本作品は『勝手にしやがれ』『小さな兵隊』につづく、ゴダールの3作目の映画。
『勝手にしやがれ』はクラシック要素が残っていて鑑賞しやすいですが、この作品ではゴダール節がかなり表面化してきます。
訛りのあるフランス語をはなすカリーナと、ベルモンドとブリアリの3人が繰り広げる、ゴダールお得意のカップル愛ストーリー。
Table des matière
作品情報
『女は女である』
原題 « Une femme est une femme »
監督 ジャン -リュック・ゴダール
音楽 ミッシェル・ルグラン
出演 ジャン-クロード・ブリアリ
アンナ・カリーナ
ジャン-ポール・ベルモンド
公開年 1961年
上映時間 84分
ジャンル コメディ・ロマンス
あらすじ
パリでストリップの仕事をしているアンジェラ (アンナ・カリーナ)。彼女は子供が欲しくなり、同棲相手エミール (ジャン-クロード・ブリアリ) に話すが、彼はまったくその気がない。それより自分の自転車のほうが大事な様子。そこで、彼らの親友アルフレッド (ベルモンド)に頼んで、アンジェラとの子供をつくってもらう話になった。
実はアルフレッドは、アンジェラに気があった。そんなアルフレッドの傍ら、彼女はやっぱりエミールを愛していると思い至る。そこでアンジェラは「ついにアルフレッドと寝た」とエミールに言う。それを聞いてあせったエミールは…
感想
ゴダールの作品って不思議で、ポジティブにもネガティブにも両極端に感想が書けます。要は彼のスタイルが「斬新で新鮮」と思うか、または「ムチャクチャ」と思うか、なのでしょう。

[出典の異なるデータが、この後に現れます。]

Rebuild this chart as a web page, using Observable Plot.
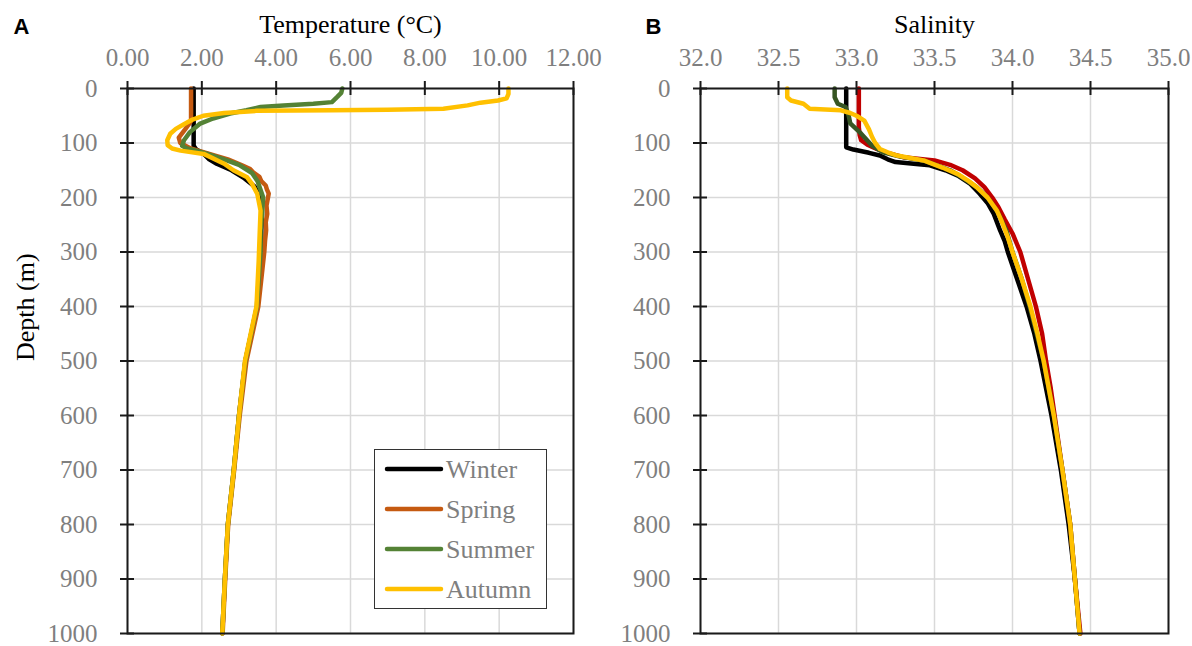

以前も感想に書きましたが、彼の作品はいつも見終わったあと「つまらない」と思います。この作品もそう。基本的にテンポもストーリーもゆるいので、最初の15分くらいで観るのやめようかと何度も思うくらい。
でも何だかんだとズルズルと見てしまうのがゴダール。まあ、ベルモンドのおかげも大きいと思います。
さてと、この作品も例にもれず、冒頭の音楽の音量が大きすぎてイライラしました。俳優の会話なんて聞こえない。せっかくのルグランの音楽も、切ったり再生したりの繰り返しが、ひつこい。
ゴダール流のメッセージを強調する方法なんだとは思いますが、観客の神経を逆なですることが目的なんじゃないかと疑ってしまいます。
カリーナとブリアリのアパート内のやりとりもダラダラと長くて、お互い口きかないと決めてからは、本のタイトルを見せ合ってケナし合うとか、カップルの痴話喧嘩を延々と見せられてる気分になります。
文学の引用、人物の顔に色フィルターをのせる、作品にテーマ色をつくる、人物がカメラに向かってしゃべるなど、ゴダールのテッパン技がちらほら見受けられますが、全体に中途半端なので『気狂いピエロ』のテスト版みたいな出来ぐあい。その点からみると『ピエロ』の完成度はかなり高いです。
会話はコジャレたものが随所にちりばめてあります。ジャンヌ・モローをチョイ出演させて、彼女が撮影中だったトリュフォー映画 « Jules et Jim » ( 突然炎のごとく) にふれたり、自分の作品『勝手にしやがれ』をひっぱってきてベルモンドにしゃべらせたりと、しっかり宣伝していましたね。
ちなみに、一番最後のカリーナとブリアリのセリフは、言葉遊びでした。
« Tu es infâme ! »
君は「最低なヤツ」だ!
« Non je suis une femme »
いや、私は女性よ!
カリーナはブリアリが “女性” を「un femme」アンファムと言ったと思い、正確には「une femme」ユヌファムだと、文法的に訂正します。
でも彼女、もしかしたら「infâme」アンファム「最低なヤツ」の方だと、ちゃんと理解してたのかも知れませんね。
作品タイトル『女は女である』はここから来てるのでしょう。「女」は「un femme」でも「infâme」でもなくて「une femme」だと。
ストーリーはあまり練られてないし、おまけに尻切れトンボ感のある結末ですが、俳優3人がとっても素晴らしい演技で、作品をうまく支えてます。ゴダールって舌ったらずな子供っぽい女性がスキなようですねぇ。
『気狂いピエロ』は、これでもかっ!てぐらい教養がひけらかされるけど、この作品はゆる〜く鑑賞できるので、ある意味かんじの良い作品でした。